Exercise instructions:
Output the material word for word. Leave each picture out.

Source excerpt:
━━━━━━

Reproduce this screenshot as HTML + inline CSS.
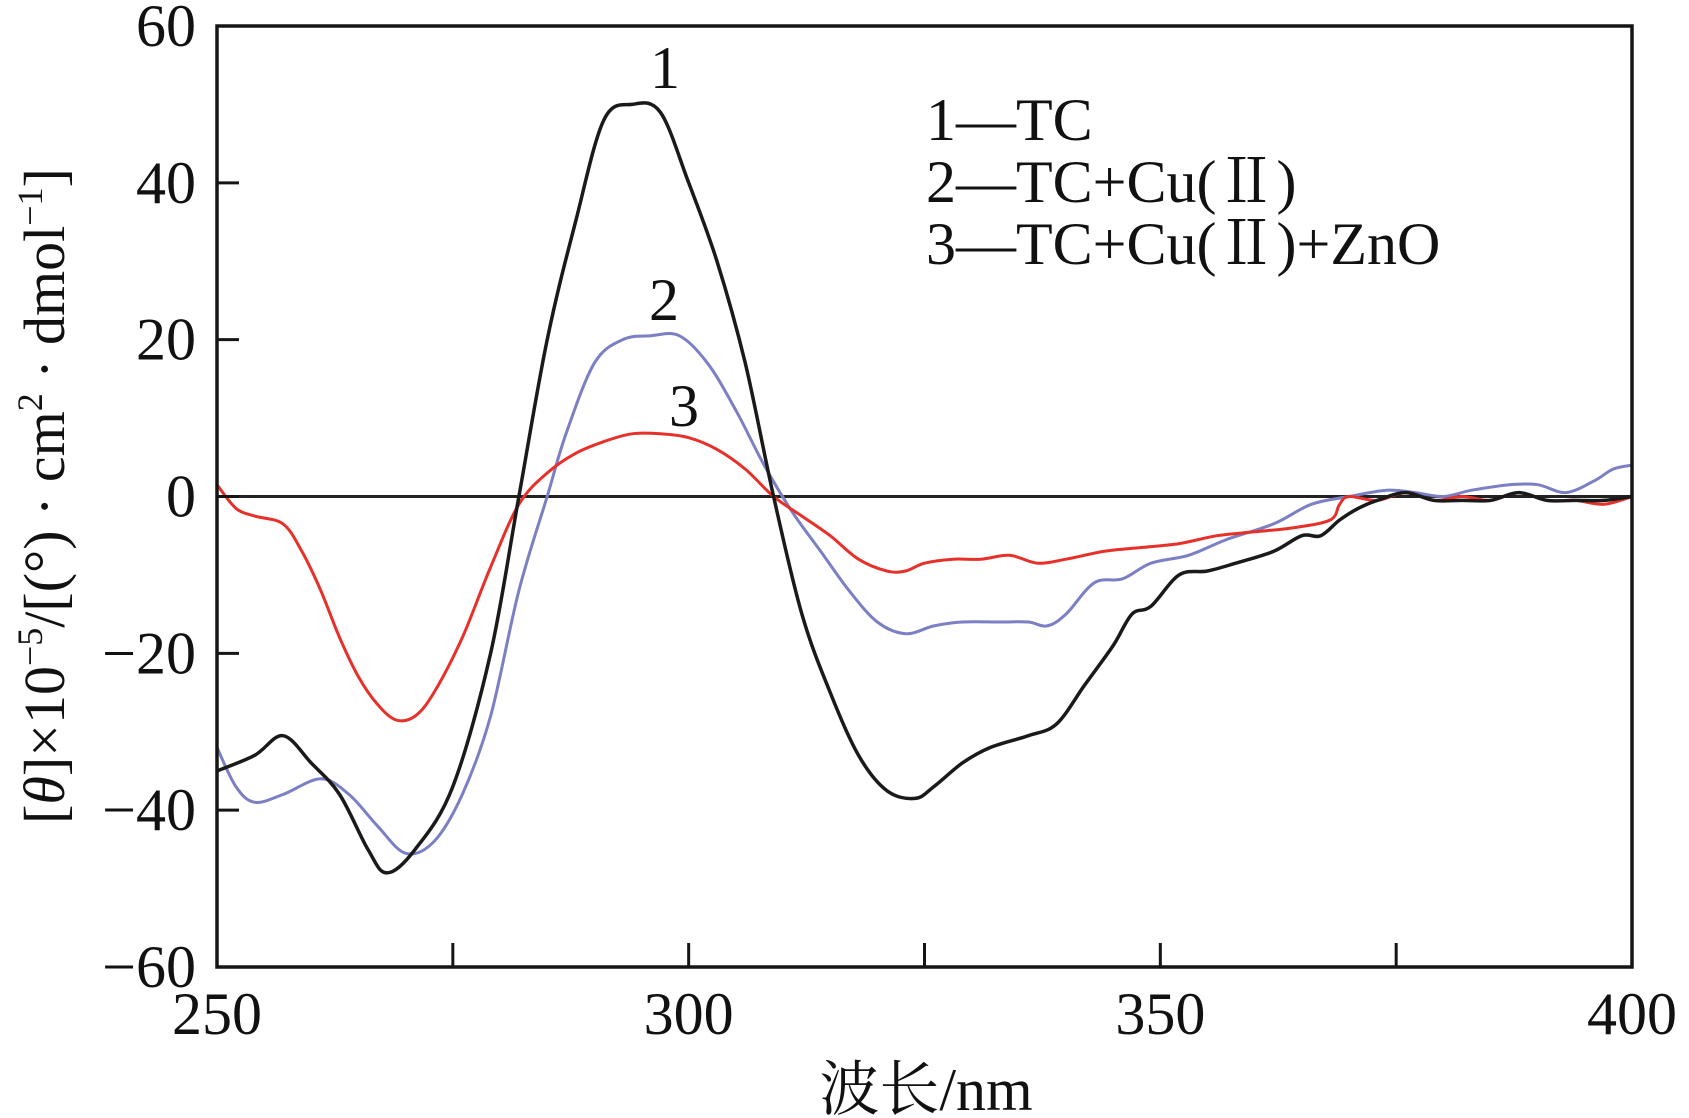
<!DOCTYPE html>
<html><head><meta charset="utf-8"><style>
html,body{margin:0;padding:0;background:#fff;}
svg{display:block;}
text{font-family:"Liberation Serif","Noto Serif CJK SC",serif;fill:#111;}
</style></head><body>
<svg id="chart" width="1689" height="1118" viewBox="0 0 1689 1118">
<g id="marks"></g>
</svg>
<script>
const xTicks=[250,300,350,400];
const xMinor=[275,325,375];
const yTicks=[60,40,20,0,-20,-40,-60];
const wl1=[250,254,257,260,263,266,268,271,275,279,282,285,288,291,294,297,300,303,306,309,312,315,318,321,324,326,329,332,336,339,342,345,347,349,352,355,358,362,365,367,369,371,373,376,379,382,385,388,391,394,397,400];
const v1=[-35,-33,-30.5,-34,-38,-45,-48,-45,-37,-20,0,20,35,48,50,49,40,30,17,0,-15,-25,-33,-37.5,-38.5,-37,-34,-32,-30.5,-29,-24,-19,-15,-14,-10,-9.5,-8.5,-7,-5,-5,-3,-1.5,-0.5,0.5,-0.5,-0.5,-0.5,0.5,-0.5,-0.5,-0.5,0];
const wl2=[250,252,254,257,261,264,267,270,273,276,279,282,285,287,290,293,296,299,302,305,308,311,314,317,320,323,326,329,333,336,338,340,343,346,349,353,357,362,366,370,374,377,380,383,387,390,393,396,398,400];
const v2=[-32,-37,-39,-38,-36,-38,-42,-45.5,-44,-38,-28,-12,0,8,17,20,20.5,20.5,17,11,4,-2,-7,-12,-16,-17.5,-16.5,-16,-16,-16,-16.5,-15,-11,-10.5,-8.5,-7.5,-5.5,-3.5,-1,0,0.8,0.5,0,0.8,1.5,1.5,0.5,2,3.5,4];
const wl3=[250,252,254,257,259,261,263,265,267,269,271,273,276,279,282,285,288,291,294,297,300,303,306,309,312,315,318,321,323,325,328,331,334,337,340,344,348,352,356,360,364,368,369,370,373,376,379,382,385,388,391,394,397,400];
const v3=[1.5,-1.5,-2.5,-3.5,-7,-12,-18,-23,-26.5,-28.5,-28,-25,-18,-9,-1,3,5.5,7,8,8,7.5,6,3.5,0,-2.5,-5,-8,-9.5,-9.5,-8.5,-8,-8,-7.5,-8.5,-8,-7,-6.5,-6,-5,-4.5,-4,-3,-1,0,-0.5,0.5,-0.5,0,-0.5,0.5,-0.5,-0.5,-1,0];
const legendLabels=["1—TC","2—TC+Cu(Ⅱ)","3—TC+Cu(Ⅱ)+ZnO"];

const L=217,R=1632,T=26,B=967;
const X=v=>L+(v-250)/150*(R-L);
const Y=v=>T+(60-v)/120*(B-T);
const NS="http://www.w3.org/2000/svg";
const g=document.getElementById('marks');
function mk(tag,at,parent){const e=document.createElementNS(NS,tag);for(const k in at)e.setAttribute(k,at[k]);(parent||g).appendChild(e);return e;}

let z=mk('line',{x1:L,x2:R,y1:Y(0),y2:Y(0),stroke:'#222','stroke-width':3});



function series(wl,v,color,name,w){
  const P=wl.map((x,i)=>[X(x),Y(v[i])]);
  let d='M'+P[0][0].toFixed(1)+' '+P[0][1].toFixed(1);
  for(let i=0;i<P.length-1;i++){
    const p0=P[Math.max(i-1,0)],p1=P[i],p2=P[i+1],p3=P[Math.min(i+2,P.length-1)];
    const c1=[p1[0]+(p2[0]-p0[0])/6,p1[1]+(p2[1]-p0[1])/6];
    const c2=[p2[0]-(p3[0]-p1[0])/6,p2[1]-(p3[1]-p1[1])/6];
    d+=' C'+c1[0].toFixed(1)+' '+c1[1].toFixed(1)+' '+c2[0].toFixed(1)+' '+c2[1].toFixed(1)+' '+p2[0].toFixed(1)+' '+p2[1].toFixed(1);
  }
  const p=mk('path',{d:d,fill:'none',stroke:color,'stroke-width':w,'stroke-linejoin':'round'});
  
  
}
series(wl2,v2,'#7b7fc4','series-2-tc-cu',3);
series(wl3,v3,'#e8302a','series-3-tc-cu-zno',3);
series(wl1,v1,'#1a1a1a','series-1-tc',3.5);

let f=mk('rect',{x:L,y:T,width:R-L,height:B-T,fill:'none',stroke:'#151515','stroke-width':3.5});



xTicks.concat(xMinor).forEach(t=>{
  const l=mk('line',{x1:X(t),x2:X(t),y1:B,y2:B-24,stroke:'#151515','stroke-width':3});
  
  
});
xTicks.forEach(t=>{
  const tx=mk('text',{x:X(t),y:1034,'font-size':60,'text-anchor':'middle'});
  tx.textContent=t;
  
  
});
yTicks.forEach(t=>{
  const l=mk('line',{x1:L,x2:L+22,y1:Y(t),y2:Y(t),stroke:'#151515','stroke-width':3});
  
  
  const tx=mk('text',{x:196,y:Y(t)+20,'font-size':60,'text-anchor':'end'});
  tx.textContent=t<0?'−'+(-t):t;
  
  
});
legendLabels.forEach((s,i)=>{
  const tx=mk('text',{x:926,y:140+i*62,'font-size':60});
  tx.textContent=s;
  
  
});
[['1',665,88],['2',664,320],['3',684,426]].forEach(a=>{
  const tx=mk('text',{x:a[1],y:a[2],'font-size':60,'text-anchor':'middle'});
  tx.textContent=a[0];
  
  
});
let xt=mk('text',{x:926,y:1110,'font-size':60,'text-anchor':'middle'});
xt.textContent='波长/nm';


let yt=mk('text',{x:0,y:0,'font-size':58,'text-anchor':'middle',transform:'translate(64,496) rotate(-90)'});
yt.innerHTML='[<tspan font-style="italic">θ</tspan>]×10<tspan font-size="36" dy="-22">−5</tspan><tspan dy="22">/[(°) · cm</tspan><tspan font-size="36" dy="-22">2</tspan><tspan dy="22"> · dmol</tspan><tspan font-size="36" dy="-22">−1</tspan><tspan dy="22">]</tspan>';


</script>
</body></html>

━━━━━━

Final result:
Reproduce this screenshot as HTML + inline CSS.
<!DOCTYPE html>
<html><head><meta charset="utf-8"><style>
html,body{margin:0;padding:0;background:#fff;}
svg{display:block;}
text{font-family:"Liberation Serif","Noto Serif CJK SC",serif;fill:#111;}
</style></head><body>
<svg id="chart" width="1689" height="1118" viewBox="0 0 1689 1118">
<g id="marks"></g>
</svg>
<script>
const xTicks=[250,300,350,400];
const xMinor=[275,325,375];
const yTicks=[60,40,20,0,-20,-40,-60];
const wl1=[250,254,257,260,263,266,268,271,275,279,282,285,288,291,294,297,300,303,306,309,312,315,318,321,324,326,329,332,336,339,342,345,347,349,352,355,358,362,365,367,369,371,373,376,379,382,385,388,391,394,397,400];
const v1=[-35,-33,-30.5,-34,-38,-45,-48,-45,-37,-20,0,20,35,48,50,49,40,30,17,0,-15,-25,-33,-37.5,-38.5,-37,-34,-32,-30.5,-29,-24,-19,-15,-14,-10,-9.5,-8.5,-7,-5,-5,-3,-1.5,-0.5,0.5,-0.5,-0.5,-0.5,0.5,-0.5,-0.5,-0.5,0];
const wl2=[250,252,254,257,261,264,267,270,273,276,279,282,285,287,290,293,296,299,302,305,308,311,314,317,320,323,326,329,333,336,338,340,343,346,349,353,357,362,366,370,374,377,380,383,387,390,393,396,398,400];
const v2=[-32,-37,-39,-38,-36,-38,-42,-45.5,-44,-38,-28,-12,0,8,17,20,20.5,20.5,17,11,4,-2,-7,-12,-16,-17.5,-16.5,-16,-16,-16,-16.5,-15,-11,-10.5,-8.5,-7.5,-5.5,-3.5,-1,0,0.8,0.5,0,0.8,1.5,1.5,0.5,2,3.5,4];
const wl3=[250,252,254,257,259,261,263,265,267,269,271,273,276,279,282,285,288,291,294,297,300,303,306,309,312,315,318,321,323,325,328,331,334,337,340,344,348,352,356,360,364,368,369,370,373,376,379,382,385,388,391,394,397,400];
const v3=[1.5,-1.5,-2.5,-3.5,-7,-12,-18,-23,-26.5,-28.5,-28,-25,-18,-9,-1,3,5.5,7,8,8,7.5,6,3.5,0,-2.5,-5,-8,-9.5,-9.5,-8.5,-8,-8,-7.5,-8.5,-8,-7,-6.5,-6,-5,-4.5,-4,-3,-1,0,-0.5,0.5,-0.5,0,-0.5,0.5,-0.5,-0.5,-1,0];
const legendLabels=["1—TC","2—TC+Cu(Ⅱ)","3—TC+Cu(Ⅱ)+ZnO"];

const L=217,R=1632,T=26,B=967;
const X=v=>L+(v-250)/150*(R-L);
const Y=v=>T+(60-v)/120*(B-T);
const NS="http://www.w3.org/2000/svg";
const g=document.getElementById('marks');
function mk(tag,at,parent){const e=document.createElementNS(NS,tag);for(const k in at)e.setAttribute(k,at[k]);(parent||g).appendChild(e);return e;}

let z=mk('line',{x1:L,x2:R,y1:Y(0),y2:Y(0),stroke:'#222','stroke-width':3});



function series(wl,v,color,name,w){
  const P=wl.map((x,i)=>[X(x),Y(v[i])]);
  let d='M'+P[0][0].toFixed(1)+' '+P[0][1].toFixed(1);
  for(let i=0;i<P.length-1;i++){
    const p0=P[Math.max(i-1,0)],p1=P[i],p2=P[i+1],p3=P[Math.min(i+2,P.length-1)];
    const c1=[p1[0]+(p2[0]-p0[0])/6,p1[1]+(p2[1]-p0[1])/6];
    const c2=[p2[0]-(p3[0]-p1[0])/6,p2[1]-(p3[1]-p1[1])/6];
    d+=' C'+c1[0].toFixed(1)+' '+c1[1].toFixed(1)+' '+c2[0].toFixed(1)+' '+c2[1].toFixed(1)+' '+p2[0].toFixed(1)+' '+p2[1].toFixed(1);
  }
  const p=mk('path',{d:d,fill:'none',stroke:color,'stroke-width':w,'stroke-linejoin':'round'});
  
  
}
series(wl2,v2,'#7b7fc4','series-2-tc-cu',3);
series(wl3,v3,'#e8302a','series-3-tc-cu-zno',3);
series(wl1,v1,'#1a1a1a','series-1-tc',3.5);

let f=mk('rect',{x:L,y:T,width:R-L,height:B-T,fill:'none',stroke:'#151515','stroke-width':3.5});



xTicks.concat(xMinor).forEach(t=>{
  const l=mk('line',{x1:X(t),x2:X(t),y1:B,y2:B-24,stroke:'#151515','stroke-width':3});
  
  
});
xTicks.forEach(t=>{
  const tx=mk('text',{x:X(t),y:1034,'font-size':60,'text-anchor':'middle'});
  tx.textContent=t;
  
  
});
yTicks.forEach(t=>{
  const l=mk('line',{x1:L,x2:L+22,y1:Y(t),y2:Y(t),stroke:'#151515','stroke-width':3});
  
  
  const tx=mk('text',{x:196,y:Y(t)+20,'font-size':60,'text-anchor':'end'});
  tx.textContent=t<0?'−'+(-t):t;
  
  
});
legendLabels.forEach((s,i)=>{
  const tx=mk('text',{x:926,y:140+i*62,'font-size':60});
  tx.textContent=s;
  
  
});
[['1',665,88],['2',664,320],['3',684,426]].forEach(a=>{
  const tx=mk('text',{x:a[1],y:a[2],'font-size':60,'text-anchor':'middle'});
  tx.textContent=a[0];
  
  
});
let xt=mk('text',{x:926,y:1110,'font-size':60,'text-anchor':'middle'});
xt.textContent='波长/nm';


let yt=mk('text',{x:0,y:0,'font-size':58,'text-anchor':'middle',transform:'translate(64,496) rotate(-90)'});
yt.innerHTML='[<tspan font-style="italic">θ</tspan>]×10<tspan font-size="36" dy="-22">−5</tspan><tspan dy="22">/[(°) · cm</tspan><tspan font-size="36" dy="-22">2</tspan><tspan dy="22"> · dmol</tspan><tspan font-size="36" dy="-22">−1</tspan><tspan dy="22">]</tspan>';


</script>
</body></html>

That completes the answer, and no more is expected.